CHEN YIFEI (CHINA, 1946-2005)
CHEN YIFEI (CHINA, 1946-2005)

Day’s End (Suzhou)

Details
CHEN YIFEI (CHINA, 1946-2005)
Days End (Suzhou)
signed ‘Chen Yifei’ (lower right)
oil on canvas
86.4 x 107 cm. (34 x 42 1/8 in.)
Painted in 1986
Provenance
Hammer Galleries, New York, USA
Private Collection, USA (acquired from the above in 1986 by the present owner)
Literature
Hammer Galleries, Chen Yifei: Recent Paintings, exh. cat., New York, USA, 1986 (illustrated, plate 25356-002, p. 4)
Exhibited
New York, USA, Hammer Galleries, Chen Yifei: Recent Paintings, October - November, 1986.

Brought to you by

Sylvia Cheung
Sylvia Cheung

Lot Essay

Chen Yifei was the first Chinese artist who rose to fame in the United States and United Kingdom following China's period opening and reform. He studied oil painting with Soviet artist Konstantin Maximov during Maximov's visit to China. While his early training was grounded in Soviet realism, Chen expanded his grasp of the medium by incorporating the essentials of European classical realism, and developed a realist style that was uniquely his own. Beyond merging familiar aspects of Western classical realism and romanticism, he instilled quintessential features of Chinese art into his compositions. Within two years after his move to New York, Chen's work had caught the eye of Dr. Armand Hammer, chairman of Occidental Petroleum and founder of the Hammer Gallery. In 1985, on a visit to China, Dr. Hammer presented a Chen Yifei painting,
Hometown Memories—Twin Bridges, as a gift to Chinese leader Deng Xiaoping. To overseas observers, Chen Yifei's artistic
arrival heralded the dawning of a new era for fine arts in China.
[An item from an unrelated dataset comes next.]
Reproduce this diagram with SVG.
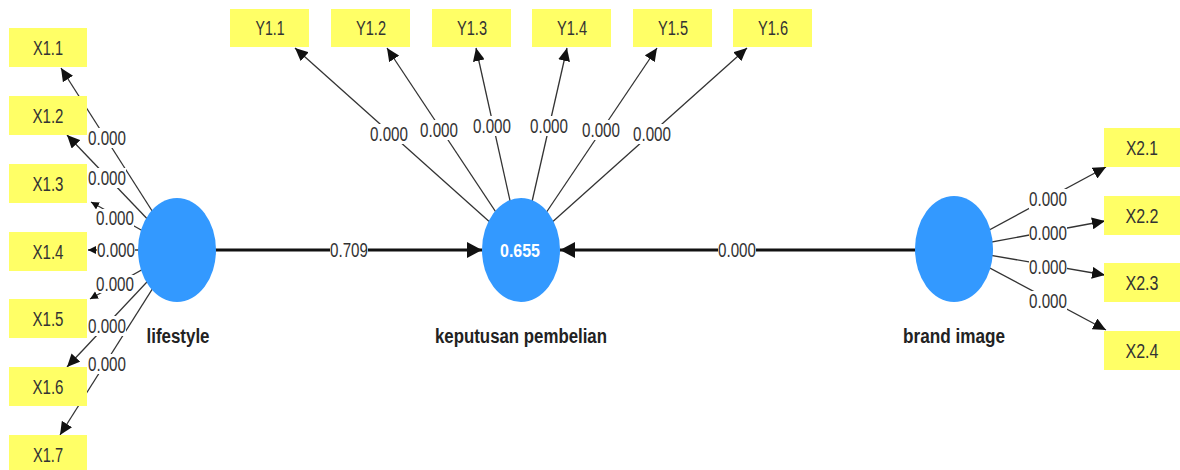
<svg xmlns="http://www.w3.org/2000/svg" width="1180" height="470" viewBox="0 0 1180 470">
<style>
.box{fill:#FFFF66}
.bt{font-family:"Liberation Sans",sans-serif;font-size:20px;fill:#333;text-anchor:middle}
.lv{fill:#3399FF}
.name{font-family:"Liberation Sans",sans-serif;font-weight:bold;font-size:20px;fill:#222;text-anchor:middle}
.ln{stroke:#333;stroke-width:1.3;fill:none;marker-end:url(#ah)}
.sm{marker-end:url(#ahs)}
.main{stroke:#111;stroke-width:3;fill:none;marker-end:url(#ahb)}
.lbl{font-family:"Liberation Sans",sans-serif;font-size:19.5px;fill:#333;text-anchor:middle}
.lb{fill:#fff}
</style>
<defs>
<marker id="ah" markerUnits="userSpaceOnUse" markerWidth="14" markerHeight="12" refX="13" refY="6" orient="auto"><path d="M0,0 L13,6 L0,12 z" fill="#111"/></marker>
<marker id="ahs" markerUnits="userSpaceOnUse" markerWidth="9" markerHeight="9" refX="8" refY="4" orient="auto"><path d="M0,0 L8,4 L0,8 z" fill="#111"/></marker>
<marker id="ahb" markerUnits="userSpaceOnUse" markerWidth="16" markerHeight="16" refX="15" refY="8" orient="auto"><path d="M0,0 L15,8 L0,16 z" fill="#111"/></marker>
</defs>
<rect width="1180" height="470" fill="#fff"/>
<g id="connectors">
<path class="ln" d="M177,250 L61,68"/>
<path class="ln" d="M177,250 L67,135"/>
<path class="ln sm" d="M177,250 L91,202"/>
<path class="ln sm" d="M177,250 L88,250"/>
<path class="ln sm" d="M177,250 L90,299"/>
<path class="ln" d="M177,250 L67,367"/>
<path class="ln" d="M177,250 L60,435"/>
<path class="ln" d="M521,250 L295,48"/>
<path class="ln" d="M521,250 L387,48"/>
<path class="ln" d="M521,250 L476,48"/>
<path class="ln" d="M521,250 L567,48"/>
<path class="ln" d="M521,250 L657,48"/>
<path class="ln" d="M521,250 L747,48"/>
<path class="ln" d="M954,249 L1106,167"/>
<path class="ln" d="M954,249 L1105,221"/>
<path class="ln" d="M954,249 L1105,275"/>
<path class="ln" d="M954,249 L1106,330"/>
<path class="main" d="M215,250 L482,250"/>
<path class="main" d="M916,250 L560,250"/>
<g id="labels">
<rect class="lb" x="88" y="128" width="38" height="20"/><text class="lbl" x="107" y="145" textLength="38" lengthAdjust="spacingAndGlyphs">0.000</text>
<rect class="lb" x="88" y="168" width="38" height="20"/><text class="lbl" x="107" y="185" textLength="38" lengthAdjust="spacingAndGlyphs">0.000</text>
<rect class="lb" x="96" y="209" width="38" height="18"/><text class="lbl" x="115" y="225" textLength="38" lengthAdjust="spacingAndGlyphs">0.000</text>
<rect class="lb" x="97" y="240" width="38" height="20"/><text class="lbl" x="116" y="257" textLength="38" lengthAdjust="spacingAndGlyphs">0.000</text>
<rect class="lb" x="96" y="275" width="38" height="18"/><text class="lbl" x="115" y="291" textLength="38" lengthAdjust="spacingAndGlyphs">0.000</text>
<rect class="lb" x="88" y="316" width="38" height="20"/><text class="lbl" x="107" y="333" textLength="38" lengthAdjust="spacingAndGlyphs">0.000</text>
<rect class="lb" x="88" y="354" width="38" height="20"/><text class="lbl" x="107" y="371" textLength="38" lengthAdjust="spacingAndGlyphs">0.000</text>
<rect class="lb" x="370" y="124" width="38" height="20"/><text class="lbl" x="389" y="141" textLength="38" lengthAdjust="spacingAndGlyphs">0.000</text>
<rect class="lb" x="420" y="120" width="38" height="20"/><text class="lbl" x="439" y="137" textLength="38" lengthAdjust="spacingAndGlyphs">0.000</text>
<rect class="lb" x="473" y="116" width="38" height="20"/><text class="lbl" x="492" y="133" textLength="38" lengthAdjust="spacingAndGlyphs">0.000</text>
<rect class="lb" x="530" y="116" width="38" height="20"/><text class="lbl" x="549" y="133" textLength="38" lengthAdjust="spacingAndGlyphs">0.000</text>
<rect class="lb" x="582" y="120" width="38" height="20"/><text class="lbl" x="601" y="137" textLength="38" lengthAdjust="spacingAndGlyphs">0.000</text>
<rect class="lb" x="633" y="124" width="38" height="20"/><text class="lbl" x="652" y="141" textLength="38" lengthAdjust="spacingAndGlyphs">0.000</text>
<rect class="lb" x="1029" y="189" width="38" height="20"/><text class="lbl" x="1048" y="206" textLength="38" lengthAdjust="spacingAndGlyphs">0.000</text>
<rect class="lb" x="1029" y="223" width="38" height="20"/><text class="lbl" x="1048" y="240" textLength="38" lengthAdjust="spacingAndGlyphs">0.000</text>
<rect class="lb" x="1029" y="257" width="38" height="20"/><text class="lbl" x="1048" y="274" textLength="38" lengthAdjust="spacingAndGlyphs">0.000</text>
<rect class="lb" x="1029" y="291" width="38" height="20"/><text class="lbl" x="1048" y="308" textLength="38" lengthAdjust="spacingAndGlyphs">0.000</text>
<rect class="lb" x="330" y="240" width="38" height="20"/><text class="lbl" x="349" y="257" textLength="38" lengthAdjust="spacingAndGlyphs">0.709</text>
<rect class="lb" x="718" y="240" width="38" height="20"/><text class="lbl" x="737" y="257" textLength="38" lengthAdjust="spacingAndGlyphs">0.000</text>
</g>
</g>
<g id="lifestyle"><ellipse class="lv" cx="177" cy="250" rx="39" ry="52"/><text class="name" x="178" y="343" textLength="63" lengthAdjust="spacingAndGlyphs">lifestyle</text></g>
<g id="keputusan"><ellipse class="lv" cx="521" cy="250" rx="39" ry="52"/><text x="520" y="257" font-family="Liberation Sans,sans-serif" font-weight="bold" font-size="19" fill="#fff" text-anchor="middle" textLength="40" lengthAdjust="spacingAndGlyphs">0.655</text><text class="name" x="521" y="343" textLength="172" lengthAdjust="spacingAndGlyphs">keputusan pembelian</text></g>
<g id="brand"><ellipse class="lv" cx="954" cy="249" rx="39" ry="53"/><text class="name" x="954" y="343" textLength="102" lengthAdjust="spacingAndGlyphs">brand image</text></g>
<g id="X1.1"><rect class="box" x="9" y="28" width="78" height="39"/><text class="bt" x="48" y="55" textLength="30" lengthAdjust="spacingAndGlyphs">X1.1</text></g>
<g id="X1.2"><rect class="box" x="9" y="96" width="78" height="39"/><text class="bt" x="48" y="123" textLength="31" lengthAdjust="spacingAndGlyphs">X1.2</text></g>
<g id="X1.3"><rect class="box" x="9" y="164" width="78" height="39"/><text class="bt" x="48" y="191" textLength="31" lengthAdjust="spacingAndGlyphs">X1.3</text></g>
<g id="X1.4"><rect class="box" x="9" y="232" width="78" height="39"/><text class="bt" x="48" y="259" textLength="31" lengthAdjust="spacingAndGlyphs">X1.4</text></g>
<g id="X1.5"><rect class="box" x="9" y="299" width="78" height="39"/><text class="bt" x="48" y="326" textLength="31" lengthAdjust="spacingAndGlyphs">X1.5</text></g>
<g id="X1.6"><rect class="box" x="9" y="367" width="78" height="39"/><text class="bt" x="48" y="394" textLength="31" lengthAdjust="spacingAndGlyphs">X1.6</text></g>
<g id="X1.7"><rect class="box" x="9" y="435" width="78" height="39"/><text class="bt" x="48" y="462" textLength="30" lengthAdjust="spacingAndGlyphs">X1.7</text></g>
<g id="Y1.1"><rect class="box" x="230" y="9" width="79" height="38"/><text class="bt" x="270" y="35" textLength="29" lengthAdjust="spacingAndGlyphs">Y1.1</text></g>
<g id="Y1.2"><rect class="box" x="331" y="9" width="79" height="38"/><text class="bt" x="371" y="35" textLength="30" lengthAdjust="spacingAndGlyphs">Y1.2</text></g>
<g id="Y1.3"><rect class="box" x="432" y="9" width="79" height="38"/><text class="bt" x="472" y="35" textLength="30" lengthAdjust="spacingAndGlyphs">Y1.3</text></g>
<g id="Y1.4"><rect class="box" x="532" y="9" width="79" height="38"/><text class="bt" x="572" y="35" textLength="30" lengthAdjust="spacingAndGlyphs">Y1.4</text></g>
<g id="Y1.5"><rect class="box" x="633" y="9" width="79" height="38"/><text class="bt" x="673" y="35" textLength="30" lengthAdjust="spacingAndGlyphs">Y1.5</text></g>
<g id="Y1.6"><rect class="box" x="733" y="9" width="79" height="38"/><text class="bt" x="773" y="35" textLength="30" lengthAdjust="spacingAndGlyphs">Y1.6</text></g>
<g id="X2.1"><rect class="box" x="1104" y="128" width="78" height="39"/><text class="bt" x="1142" y="155" textLength="32" lengthAdjust="spacingAndGlyphs">X2.1</text></g>
<g id="X2.2"><rect class="box" x="1104" y="196" width="78" height="39"/><text class="bt" x="1142" y="223" textLength="33" lengthAdjust="spacingAndGlyphs">X2.2</text></g>
<g id="X2.3"><rect class="box" x="1104" y="263" width="78" height="39"/><text class="bt" x="1142" y="290" textLength="33" lengthAdjust="spacingAndGlyphs">X2.3</text></g>
<g id="X2.4"><rect class="box" x="1104" y="331" width="78" height="39"/><text class="bt" x="1142" y="358" textLength="33" lengthAdjust="spacingAndGlyphs">X2.4</text></g>
</svg>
Began from 1982, the Water Village series was the first series that Chen Yifei created after his arrival in New York. While it marked a thematic departure from his historical paintings from his time in China, it also conveyed a historical touch that was unaffected and nostalgic. In 1984, The New York Times and Arts News described Chen's artistic style as "romantic realism", and the Water Village series began to gain recognition in the US art scene.
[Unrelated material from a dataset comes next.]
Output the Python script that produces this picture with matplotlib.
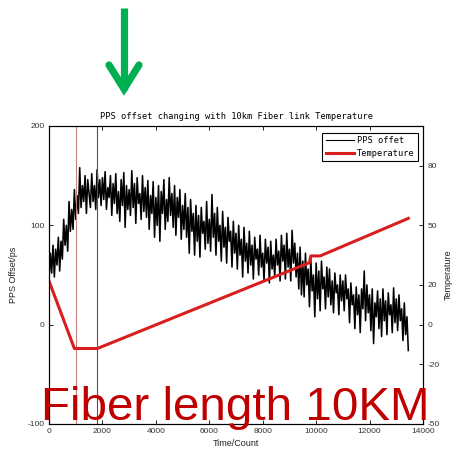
import numpy as np
import matplotlib
matplotlib.use("Agg")
import matplotlib.pyplot as plt
from matplotlib.lines import Line2D

# PPS offset (ps), one sample every `sample_step` counts
sample_step = 50
pps_offset = [
    44, 72, 52, 80, 48, 76, 60, 88, 54, 84,
    66, 106, 80, 100, 74, 124, 94, 116, 96, 136,
    106, 130, 112, 158, 118, 140, 124, 150, 112, 146,
    132, 118, 152, 124, 140, 116, 156, 128, 146, 120,
    148, 126, 154, 116, 138, 128, 150, 110, 142, 122,
    152, 112, 134, 104, 146, 120, 153, 98, 140, 116,
    136, 110, 155, 118, 142, 102, 148, 122, 132, 106,
    150, 114, 138, 108, 145, 96, 130, 112, 144, 88,
    128, 100, 140, 84, 134, 112, 146, 96, 126, 104,
    148, 110, 132, 98, 140, 90, 128, 108, 136, 86,
    120, 96, 132, 88, 118, 72, 126, 94, 112, 70,
    120, 84, 110, 68, 118, 92, 104, 76, 124, 82,
    106, 74, 131, 88, 112, 70, 118, 84, 100, 64,
    114, 78, 98, 62, 108, 84, 94, 58, 104, 72,
    92, 56, 100, 70, 86, 48, 98, 64, 82, 52,
    94, 60, 80, 46, 88, 66, 76, 50, 90, 58,
    72, 44, 86, 62, 78, 42, 84, 56, 70, 48,
    86, 60, 74, 44, 90, 64, 80, 46, 92, 58,
    76, 44, 95, 62, 82, 48, 72, 36, 78, 30,
    64, 28, 72, 40, 56, 18, 66, 34, 50, 8,
    62, 26, 54, 14, 64, 36, 48, 16, 58, 28,
    56, 20, 44, 12, 52, 32, 40, 10, 50, 24,
    44, 14, 50, 26, 36, 2, 42, 20, 30, -4,
    38, 10, 30, -8, 36, 16, 54, 4, 40, 12,
    30, -6, 36, -19, 22, 8, 34, -4, 26, -12,
    36, 4, 24, -10, 32, 10, 20, -8, 37, 2,
    26, -6, 30, 4, 16, -16, 22, -10, 8, -26,
]

# Fiber link temperature (piecewise record)
temp_time = [0, 950, 1810, 9750, 9800, 10150, 13450]
temp_value = [22, -12, -12, 31.2, 34.6, 34.6, 53.5]

# Vertical markers
marker_times = [1000, 1810]
marker_colors = ["#c98080", "#b52a2a"]

x_ticks = [0, 2000, 4000, 6000, 8000, 10000, 12000, 14000]
left_ticks = [-100, 0, 100, 200]
right_ticks = [-50, -20, 0, 20, 50, 80]

W, H = 453, 455
fig = plt.figure(figsize=(W / 100, H / 100), dpi=100)
ax = fig.add_axes([49 / W, 31 / H, 374 / W, 298 / H])

tick_font = dict(family="Liberation Sans", size=6)
mono = "DejaVu Sans Mono"

counts = np.arange(len(pps_offset)) * sample_step
ln_pps, = ax.plot(counts, pps_offset, color="black", lw=1.15)
for t, c in zip(marker_times, marker_colors):
    ax.axvline(t, color=c, lw=0.8)

ax.set_xlim(0, 14000)
ax.set_ylim(-100, 200)
ax.set_xticks(x_ticks)
ax.set_yticks(left_ticks)
ax.set_xticklabels([str(v) for v in x_ticks], **tick_font, color="#333333")
ax.set_yticklabels([str(v) for v in left_ticks], **tick_font, color="#333333")
ax.tick_params(axis="x", direction="in", length=3, width=0.6, top=True, pad=3)
ax.tick_params(axis="y", direction="in", length=3, width=0.6, right=False, pad=3)
for s in ax.spines.values():
    s.set_linewidth(0.8)

ax.set_xlabel("Time/Count", family="Liberation Sans", size=6.5, color="#222222", labelpad=3)
ax.set_ylabel("PPS Offset/ps", family="Liberation Sans", size=6.5, color="#222222", labelpad=7)
ax.set_title("PPS offset changing with 10km Fiber link Temperature",
             family=mono, size=6.2, pad=5)

ax2 = ax.twinx()
ln_temp, = ax2.plot(temp_time, temp_value, color="#d81e1e", lw=2.2)
ax2.set_ylim(-50, 100)
ax2.set_yticks(right_ticks)
ax2.set_yticklabels([str(v) for v in right_ticks], **tick_font, color="#333333")
ax2.tick_params(axis="y", direction="in", length=3, width=0.6, pad=3)
ax2.set_ylabel("Temperature", family="Liberation Sans", size=6.5, color="#222222", labelpad=3)

leg = ax2.legend([ln_pps, ln_temp], ["PPS offet", "Temperature"],
                 loc="upper right", bbox_to_anchor=(0.987, 0.977),
                 borderaxespad=0, fancybox=False, framealpha=1,
                 edgecolor="black", handlelength=3.3, handletextpad=0.3,
                 borderpad=0.4, labelspacing=0.4,
                 prop=dict(family=mono, size=6.2))
leg.get_frame().set_linewidth(0.8)
leg.get_lines()[0].set_linewidth(0.8)

# Caption across the lower part of the plot
fig.text(41 / W, (H - 420) / H, "Fiber length 10KM", family="Liberation Sans",
         size=34.2, color="#c00000", ha="left", va="baseline", zorder=10)

# Green pointer arrow at the top
def px(x, y):
    return x / W, (H - y) / H

green = "#00b050"
sx, sy = zip(px(124, 8), px(124, 90))
fig.add_artist(Line2D(sx, sy, color=green, lw=5.2, solid_capstyle="butt",
                      transform=fig.transFigure))
hx, hy = zip(px(109, 65), px(124, 89), px(139, 65))
fig.add_artist(Line2D(hx, hy, color=green, lw=5.2, solid_capstyle="round",
                      solid_joinstyle="miter", transform=fig.transFigure))

fig.savefig("out.png", dpi=100)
The romantic aura that permeates Chen Yifei's paintings is shaped by his original brushwork. Despite his solid academic grounding in realist painting and sculpture, he did not follow the classical realist method of using exceptionally fine, precisely placed strokes of colour to create depth or reflected light in painting. Rather, he used "planes of colour" in a manner that is akin to the Impressionists.

In Day's End (Suzhou) (Lot 350), the architectures, the bridge, the surface of the river and the boats in the water village are comprised by overlapping "colour planes". Seen at a distance, the portrayal seems to capture the scene with photographic accuracy, perhaps allowing the viewer to be fooled into thinking that Chen has borrowed the technique of fine brushwork lines from Western classical realism. In fact, Chen made use of the "colour planes" technique from modern art in his classical realist painting, allowing to produce brushwork that was broad, dense, textured, and mottled. The paint surface resembles the effect produced with a special photographic lens that encapsulates a nostalgic and romantic atmosphere. It echoes the early realist oil paintings of German artist Gerhard Richter, who in the 1970s introduced a photographic vocabulary into painting. Richter employed very fine brushwork, and while his colours may intermingle on the canvas, there is little sense of texture.

In Day's End (Suzhou), Chen Yifei used this distinctive brushwork to depict the soft light of dusk, and the moist, hazy and romantic aura that is unique to Jiangnan. In the river flanked by endless black tiles and white walls, the villagers are riding the boats on their way home. It seems as if Chen has captured this serene moment in time in his delicate, evocative portrayal of Jiangnan and its breath-taking landscape surrounded by waters.